Quantum Mechanical Studies and Molecular Modeling of Lignin Monolignols as Low Carbon Steel Inhibitors in Sulfuric Acid Media Yahmin Yahmin (a*), Siti Khoirunnisa (b), Indra Setiawan (b), Nadia Erlina Mayangsari (b), Nurul Ahsani Alfiah (b)
a) Department of Chemistry, Faculty of Mathematics and Natural Sciences, Universitas Negeri Malang
Jalan Semarang 5 Malang 15145, Indonesia
*yahmin2013[at]gmail.com
b) Department of Chemistry, Faculty of Mathematics and Natural Sciences, Universitas Negeri Malang
Jalan Semarang 5 Malang 15145, Indonesia
Abstract
Computational quantum mechanics research and organic molecular modeling can provide information about the characteristics of organic compounds and the adsorption mechanism of corrosion inhibitors. Lignin extracts from various plant parts were reported to act as corrosion inhibitors and have reduced the corrosion rate (2.51-15.26%) in steel. The aims of this study were (1) to predict the molecular structure of protonated lignin using density functional theory- (2) predict and study the reactivity of lignin species and the interfacial adsorption properties of low carbon steels- and (3) investigated the interaction of neutral and protonated lignin compounds with atoms in H2SO4. Research conducted using this type of computational research. The research design stages were carried out: (1) calculation of the molecular structure optimization of monolignol lignin monomers (p-caumaryl-, coniferyl-, and sinapyl alcohol) as neutral and protonated inhibitor species, and (2) modeling of corrosion inhibitor molecules adsorbed on the surface of low carbon steel in H2SO4 medium. The predicted result of the protonated structure shows the tendency of the H+ proton bounded to the O-phenolic and O-methoxy atom.
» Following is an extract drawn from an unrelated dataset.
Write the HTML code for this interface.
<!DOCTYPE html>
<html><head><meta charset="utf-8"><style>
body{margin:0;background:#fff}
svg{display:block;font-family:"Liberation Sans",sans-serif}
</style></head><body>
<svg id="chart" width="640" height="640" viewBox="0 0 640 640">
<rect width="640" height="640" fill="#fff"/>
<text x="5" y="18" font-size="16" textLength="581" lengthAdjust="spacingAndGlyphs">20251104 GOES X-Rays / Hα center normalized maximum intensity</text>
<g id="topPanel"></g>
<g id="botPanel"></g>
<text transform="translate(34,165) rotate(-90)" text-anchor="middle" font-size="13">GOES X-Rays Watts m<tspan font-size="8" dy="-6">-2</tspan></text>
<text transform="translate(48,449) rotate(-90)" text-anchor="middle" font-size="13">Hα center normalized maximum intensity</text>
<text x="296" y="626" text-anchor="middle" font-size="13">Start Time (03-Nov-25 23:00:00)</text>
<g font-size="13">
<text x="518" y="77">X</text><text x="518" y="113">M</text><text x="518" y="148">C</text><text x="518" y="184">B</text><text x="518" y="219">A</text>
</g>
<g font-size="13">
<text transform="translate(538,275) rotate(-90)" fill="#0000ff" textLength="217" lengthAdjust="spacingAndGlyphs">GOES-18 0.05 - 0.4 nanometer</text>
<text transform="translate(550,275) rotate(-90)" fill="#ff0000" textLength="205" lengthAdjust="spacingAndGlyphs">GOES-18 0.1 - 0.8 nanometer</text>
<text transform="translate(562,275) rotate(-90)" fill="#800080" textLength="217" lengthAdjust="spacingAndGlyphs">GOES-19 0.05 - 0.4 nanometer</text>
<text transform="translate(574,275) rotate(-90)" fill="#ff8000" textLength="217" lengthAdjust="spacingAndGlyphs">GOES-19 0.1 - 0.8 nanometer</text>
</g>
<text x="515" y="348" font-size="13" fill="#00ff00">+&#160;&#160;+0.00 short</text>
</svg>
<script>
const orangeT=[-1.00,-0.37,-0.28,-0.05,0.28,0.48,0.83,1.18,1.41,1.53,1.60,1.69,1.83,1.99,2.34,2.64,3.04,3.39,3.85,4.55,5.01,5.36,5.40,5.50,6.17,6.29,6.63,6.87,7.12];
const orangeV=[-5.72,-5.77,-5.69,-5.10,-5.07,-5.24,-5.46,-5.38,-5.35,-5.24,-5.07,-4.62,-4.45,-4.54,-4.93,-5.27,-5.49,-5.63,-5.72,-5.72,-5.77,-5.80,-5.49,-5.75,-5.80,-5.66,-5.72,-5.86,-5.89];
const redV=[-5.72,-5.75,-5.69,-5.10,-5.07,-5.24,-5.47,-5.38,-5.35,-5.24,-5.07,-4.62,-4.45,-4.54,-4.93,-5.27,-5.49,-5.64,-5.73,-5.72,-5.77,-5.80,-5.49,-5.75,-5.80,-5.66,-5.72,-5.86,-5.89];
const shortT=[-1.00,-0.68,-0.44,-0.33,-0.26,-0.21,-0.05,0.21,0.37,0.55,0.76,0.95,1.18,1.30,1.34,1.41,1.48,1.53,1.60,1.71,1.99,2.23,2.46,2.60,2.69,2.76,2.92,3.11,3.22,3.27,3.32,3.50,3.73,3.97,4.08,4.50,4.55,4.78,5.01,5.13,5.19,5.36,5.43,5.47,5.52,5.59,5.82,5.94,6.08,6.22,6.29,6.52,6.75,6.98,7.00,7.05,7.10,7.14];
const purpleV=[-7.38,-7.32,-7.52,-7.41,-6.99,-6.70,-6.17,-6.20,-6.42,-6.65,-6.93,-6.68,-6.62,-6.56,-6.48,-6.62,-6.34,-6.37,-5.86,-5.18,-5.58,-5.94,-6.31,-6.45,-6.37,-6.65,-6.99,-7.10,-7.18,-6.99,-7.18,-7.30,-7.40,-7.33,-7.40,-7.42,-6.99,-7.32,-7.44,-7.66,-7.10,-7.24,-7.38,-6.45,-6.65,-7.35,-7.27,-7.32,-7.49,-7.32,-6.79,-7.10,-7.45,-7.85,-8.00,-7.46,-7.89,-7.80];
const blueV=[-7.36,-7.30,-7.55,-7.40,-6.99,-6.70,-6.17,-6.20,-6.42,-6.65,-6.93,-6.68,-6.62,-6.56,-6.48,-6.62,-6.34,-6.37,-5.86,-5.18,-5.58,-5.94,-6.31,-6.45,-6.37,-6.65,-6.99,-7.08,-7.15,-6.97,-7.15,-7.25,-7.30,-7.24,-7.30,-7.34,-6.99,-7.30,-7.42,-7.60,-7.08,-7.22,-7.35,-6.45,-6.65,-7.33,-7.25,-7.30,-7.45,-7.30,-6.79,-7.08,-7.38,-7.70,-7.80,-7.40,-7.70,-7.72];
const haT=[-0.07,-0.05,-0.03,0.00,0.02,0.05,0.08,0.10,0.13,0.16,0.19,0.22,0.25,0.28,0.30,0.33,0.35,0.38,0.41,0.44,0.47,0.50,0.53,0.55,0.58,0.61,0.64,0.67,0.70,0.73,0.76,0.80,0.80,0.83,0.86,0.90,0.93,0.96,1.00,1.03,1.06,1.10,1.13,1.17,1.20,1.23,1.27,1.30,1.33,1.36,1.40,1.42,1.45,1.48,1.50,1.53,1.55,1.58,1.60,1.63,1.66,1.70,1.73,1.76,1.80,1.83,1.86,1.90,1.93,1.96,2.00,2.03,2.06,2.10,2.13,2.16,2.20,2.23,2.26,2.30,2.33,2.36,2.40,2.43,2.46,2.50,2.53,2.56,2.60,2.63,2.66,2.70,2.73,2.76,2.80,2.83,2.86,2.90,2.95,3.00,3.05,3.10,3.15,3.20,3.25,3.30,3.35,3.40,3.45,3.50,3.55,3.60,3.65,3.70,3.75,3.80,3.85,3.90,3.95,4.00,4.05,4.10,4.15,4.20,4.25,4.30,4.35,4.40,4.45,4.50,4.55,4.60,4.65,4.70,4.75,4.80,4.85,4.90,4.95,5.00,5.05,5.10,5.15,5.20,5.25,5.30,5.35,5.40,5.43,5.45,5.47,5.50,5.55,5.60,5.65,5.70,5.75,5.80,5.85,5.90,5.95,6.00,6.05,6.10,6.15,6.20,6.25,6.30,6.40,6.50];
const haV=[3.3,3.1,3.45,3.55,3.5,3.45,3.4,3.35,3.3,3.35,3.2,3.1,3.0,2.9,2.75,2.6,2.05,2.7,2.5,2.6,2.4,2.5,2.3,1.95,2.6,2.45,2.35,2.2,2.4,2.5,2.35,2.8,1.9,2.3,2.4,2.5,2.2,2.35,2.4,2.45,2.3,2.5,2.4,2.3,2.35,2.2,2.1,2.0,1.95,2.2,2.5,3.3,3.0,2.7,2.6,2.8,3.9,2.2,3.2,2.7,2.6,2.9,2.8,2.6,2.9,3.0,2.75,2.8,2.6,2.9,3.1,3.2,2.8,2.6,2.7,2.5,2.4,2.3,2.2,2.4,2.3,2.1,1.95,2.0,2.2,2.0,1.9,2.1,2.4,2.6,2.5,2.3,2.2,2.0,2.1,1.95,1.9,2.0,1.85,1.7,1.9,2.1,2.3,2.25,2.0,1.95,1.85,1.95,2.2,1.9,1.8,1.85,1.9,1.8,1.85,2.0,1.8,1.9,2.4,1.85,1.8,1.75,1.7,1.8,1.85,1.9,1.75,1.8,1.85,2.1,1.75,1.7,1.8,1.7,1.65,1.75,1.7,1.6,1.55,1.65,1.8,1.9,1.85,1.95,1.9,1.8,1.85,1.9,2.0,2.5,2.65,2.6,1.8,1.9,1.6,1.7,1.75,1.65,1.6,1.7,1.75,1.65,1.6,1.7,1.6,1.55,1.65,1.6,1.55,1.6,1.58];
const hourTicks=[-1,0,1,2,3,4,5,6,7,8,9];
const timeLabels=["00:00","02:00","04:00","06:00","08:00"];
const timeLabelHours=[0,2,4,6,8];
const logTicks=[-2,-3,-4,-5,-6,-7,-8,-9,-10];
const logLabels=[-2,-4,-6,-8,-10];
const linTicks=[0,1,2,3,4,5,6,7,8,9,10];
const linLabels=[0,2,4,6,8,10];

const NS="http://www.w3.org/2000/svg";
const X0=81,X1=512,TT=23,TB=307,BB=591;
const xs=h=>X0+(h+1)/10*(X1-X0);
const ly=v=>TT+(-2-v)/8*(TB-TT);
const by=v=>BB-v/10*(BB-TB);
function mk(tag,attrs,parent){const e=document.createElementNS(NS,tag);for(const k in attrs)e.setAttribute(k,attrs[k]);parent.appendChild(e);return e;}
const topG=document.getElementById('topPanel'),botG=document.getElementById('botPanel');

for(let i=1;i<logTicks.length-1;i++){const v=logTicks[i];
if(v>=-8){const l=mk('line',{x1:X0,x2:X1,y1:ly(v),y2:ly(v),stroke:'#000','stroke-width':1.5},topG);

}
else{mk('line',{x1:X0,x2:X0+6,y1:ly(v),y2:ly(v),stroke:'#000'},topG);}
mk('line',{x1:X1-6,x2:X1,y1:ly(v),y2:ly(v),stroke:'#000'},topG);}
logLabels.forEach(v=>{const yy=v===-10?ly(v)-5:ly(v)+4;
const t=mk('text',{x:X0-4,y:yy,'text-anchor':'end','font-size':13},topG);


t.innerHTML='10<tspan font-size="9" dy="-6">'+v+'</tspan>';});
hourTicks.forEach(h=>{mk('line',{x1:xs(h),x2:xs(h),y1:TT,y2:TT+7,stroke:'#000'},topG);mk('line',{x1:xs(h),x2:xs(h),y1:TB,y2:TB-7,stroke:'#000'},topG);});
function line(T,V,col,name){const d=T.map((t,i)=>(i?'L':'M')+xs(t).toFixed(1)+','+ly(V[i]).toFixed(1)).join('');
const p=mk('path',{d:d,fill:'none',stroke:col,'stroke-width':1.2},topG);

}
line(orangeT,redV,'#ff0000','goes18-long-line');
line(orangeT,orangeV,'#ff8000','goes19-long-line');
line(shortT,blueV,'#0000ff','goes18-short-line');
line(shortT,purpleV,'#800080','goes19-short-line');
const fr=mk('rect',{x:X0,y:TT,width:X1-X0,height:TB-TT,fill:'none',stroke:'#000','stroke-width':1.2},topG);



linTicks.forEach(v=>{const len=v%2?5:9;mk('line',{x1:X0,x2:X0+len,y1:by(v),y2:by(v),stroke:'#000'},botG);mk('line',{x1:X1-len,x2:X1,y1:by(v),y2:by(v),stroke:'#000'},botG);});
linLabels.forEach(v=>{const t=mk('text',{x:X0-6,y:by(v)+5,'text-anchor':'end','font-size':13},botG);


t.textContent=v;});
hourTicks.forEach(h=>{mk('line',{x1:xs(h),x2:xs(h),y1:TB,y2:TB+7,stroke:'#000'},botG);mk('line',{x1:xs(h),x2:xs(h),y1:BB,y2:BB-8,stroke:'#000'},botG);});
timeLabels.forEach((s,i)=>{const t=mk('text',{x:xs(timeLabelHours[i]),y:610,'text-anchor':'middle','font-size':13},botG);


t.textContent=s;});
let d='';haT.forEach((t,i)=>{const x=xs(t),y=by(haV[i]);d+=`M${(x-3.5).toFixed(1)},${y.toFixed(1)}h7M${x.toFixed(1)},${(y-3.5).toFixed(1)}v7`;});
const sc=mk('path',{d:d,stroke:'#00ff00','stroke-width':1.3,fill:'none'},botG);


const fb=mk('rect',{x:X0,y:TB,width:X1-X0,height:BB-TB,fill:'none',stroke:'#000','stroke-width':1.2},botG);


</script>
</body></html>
The lignin monolignol molecule with the adsorbed sulfate ion results in physisorption interactions, while the chemisorption interaction of lignin species occurs through the transfer of heteroatom electrons and the heterocyclic π ring from the inhibitor to the empty d-orbital of Fe in sulfuric acid. Based on the quantum mechanics calculations results, p-coumaryl alcohol molecule has the highest inhibition efficiency value of 23.41%. The results of the MC calculation, enthalpy of inhibitor-Fe 19,673 kcal/mol. While acid-Fe -126,082 kcal/mol shows the function of acid as an adsorption medium is stronger than ionizing Fe. Based on calculation of DFT/B3LYP 6-31G(d,p) the adsorption of p-coumaryl alcohol in H2SO4 has the highest inhibition efficiency with a bond energy of 78,5 kJ/mol.